When I talk about services from companies like Microsoft being "exported," I’m not referring to individual tech support or local repair services. I’m talking about digital services and licensing. The kind of revenue that stems from software, cloud infrastructure, advertising platforms, and data services. These digital service exports are “misclassified” in trade balances and are instead classified as US consumption even if the customer is in Europe, Canada or Japan.
If digital services were properly counted as exports, the US trade balance, especially with the EU would look quite different. The US would even show a surplus.
Hope that clears it up!
Your feedback/response is very much appreciated and I noticed that a few other posts were indicating that digital services were not properly counted as whatever - - - please excuse that use of the vocabulary "whatever" that I am using so I can draw in some other posts by others in this thread.
To get to the point, after I did some studying of the 2025 report I offfered earlier in this thread I found that they do include information about digital services and let me offer a copy of two paragraphs:
The heading "Services Barriers" starts on page 73.
But I wish to copy here from page 77, two paragraphs for us to give consideration to for discussion along this same path of services provided that it seems are (or could be) providing some benefit to U.S. companies.
Cloud Computing Services
Especially troubling is China’s treatment of foreign companies seeking to participate in the development of cloud computing services, including computer data processing and storage services and software application services provided over the Internet.

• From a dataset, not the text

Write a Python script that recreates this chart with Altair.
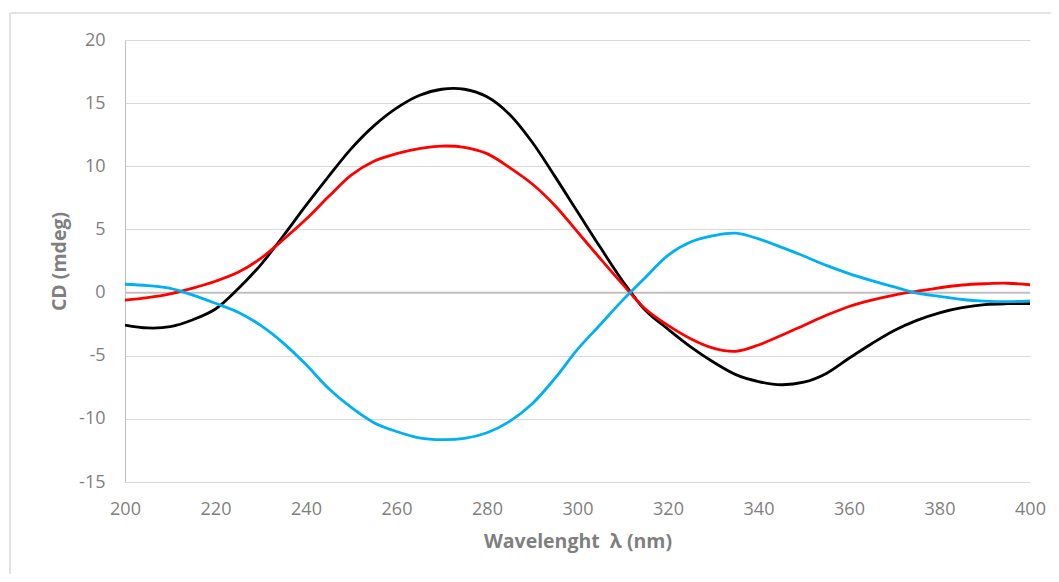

China prohibits foreign companies established in China from directly providing any of these services. Given the difficulty in providing these services on a cross- border basis (largely due to restrictive Chinese policies), the only option that a foreign company has to access the China market is to establish a contractual partnership with a Chinese company, which is the holder of the necessary Internet data center license, and turn over its valuable technology, IP, know-how, and branding as part of this arrangement. While the foreign service supplier earns a licensing fee from the arrangement, it has no direct relationship with customers in China and no ability to independently develop its business. It has essentially handed over its business to a Chinese company that may well become a global competitor. This treatment has generated serious concerns in the United States and among other WTO Members as well as U.S. and other foreign companies.
In major markets, including China, cloud computing services are typically offered through commercial presence in one of two ways. They are offered as an integrated service in which the owner and operator of a telecommunication network also offers computing services, including data storage and processing function, over that network, or they are offered as a stand-alone computer service, with connectivity to the computing service site provided separately by a telecommunications service supplier. Although China’s commitments under the WTO General Agreement on Trade in Services (GATS) include services relevant to both of these approaches, neither one is currently open to foreign-invested companies in China.
And that is only China for now, but it doesn't seem like a bad jumping off point to emphasize that some of you might be wrong about some of these services not being taken into consideration when the government compiles the many different numbers for this-and-that and that-and-this.
I got the impression from a few of you folks that there was no data on some of these topics that have been brought up; but there is data. I'm not making this stuff up. It's coming straight from the latest report. And there are earlier reports from 2024 and there are reports from before that.
I suppose I am confused why y'all didn't know the information was, in fact, available?